Having consumers of the artworks (if they aren't commissioned) donate to the author along with severe enforcement of attribution requirements (especially bans on claiming other's work as one's own, so the donations wouldn't go to the plagiarizer), doesn't require bans on copying/reproduction.

Yes, it would change what art gets the funding: e.g. less Marvel Avengers (dominated by casual consumers), more art house cinema (say, something like "Three Billboards outside Ebbing, Missouri"). Less autotune'd popstars, more "Nirvana"/"Taylor Swift"/"Marina and the Diamonds".

But in the realm of the "useful arts ", we're talking more about commissioned works, be it the way an architect is commissioned by a bank that needs a new HQ, or be it the way a fan base causes so many sales of the new Final Fantasy that the creators make a sequel (the commissioning tactic would be one exhibited by, for example, "Dropkick on My Devil! X" (the third season of a splatter (in the way Doom is) comedy anime, which reached its crowdfunding goal in 33 hours)).

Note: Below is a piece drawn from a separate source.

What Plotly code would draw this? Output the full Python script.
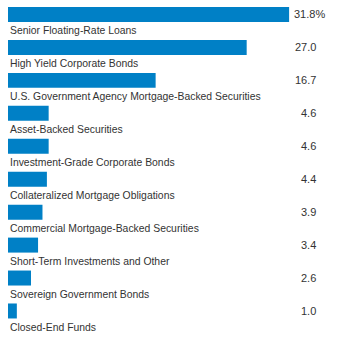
import plotly.graph_objects as go

categories = [
    "Senior Floating-Rate Loans",
    "High Yield Corporate Bonds",
    "U.S. Government Agency Mortgage-Backed Securities",
    "Asset-Backed Securities",
    "Investment-Grade Corporate Bonds",
    "Collateralized Mortgage Obligations",
    "Commercial Mortgage-Backed Securities",
    "Short-Term Investments and Other",
    "Sovereign Government Bonds",
    "Closed-End Funds",
]
values = [31.8, 27.0, 16.7, 4.6, 4.6, 4.4, 3.9, 3.4, 2.6, 1.0]

BAR_COLOR = "#0080C6"
TEXT_COLOR = "#333333"
FONT = "Liberation Sans"

W, H = 337, 337
ML, MR = 8, 0
plot_w = W - ML - MR
px_per_unit = 8.84
x_max = plot_w / px_per_unit

fig = go.Figure(
    go.Bar(
        x=values,
        y=categories,
        orientation="h",
        marker=dict(color=BAR_COLOR, line=dict(width=0)),
        width=0.455,
        hoverinfo="skip",
    )
)

annotations = []
value_right_px = 318 - ML
for i, (cat, v) in enumerate(zip(categories, values)):
    # category name sits just below its bar
    annotations.append(dict(
        x=0, xref="paper", y=cat, yref="y",
        text=cat, showarrow=False,
        xanchor="left", yanchor="middle",
        xshift=0, yshift=-16.5,
        font=dict(family=FONT, size=10.4, color=TEXT_COLOR),
    ))
    # value at the right, numbers right-aligned; percent sign hangs past
    label = f"{v:.1f}" + ("%" if i == 0 else "")
    annotations.append(dict(
        x=value_right_px / plot_w, xref="paper", y=cat, yref="y",
        text=label, showarrow=False,
        xanchor="right", yanchor="middle",
        xshift=(9 if i == 0 else 0),
        font=dict(family=FONT, size=11, color=TEXT_COLOR),
    ))

fig.update_layout(
    width=W, height=H,
    margin=dict(l=ML, r=MR, t=0, b=0, pad=0),
    paper_bgcolor="white", plot_bgcolor="white",
    showlegend=False,
    xaxis=dict(range=[0, x_max], visible=False, fixedrange=True),
    yaxis=dict(
        categoryorder="array", categoryarray=categories,
        range=[9.79, -0.44], visible=False, fixedrange=True,
    ),
    annotations=annotations,
)

fig.write_html("out.html")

I strongly believe that for useful arts, like, say, engineering reference books and ISO standard documents, crowdfunding could sufficiently cover cost of creation, using for example selling of voting power in the ISO standard creation process for individual standards as the incentive to coax industry into paying up-front instead of afterwards for their paper/digital copies. Or have that industry's guild/association sponsor the standard writing.

After all, IETF RFCs prove that standards don't need to be paywalled to continuously be created.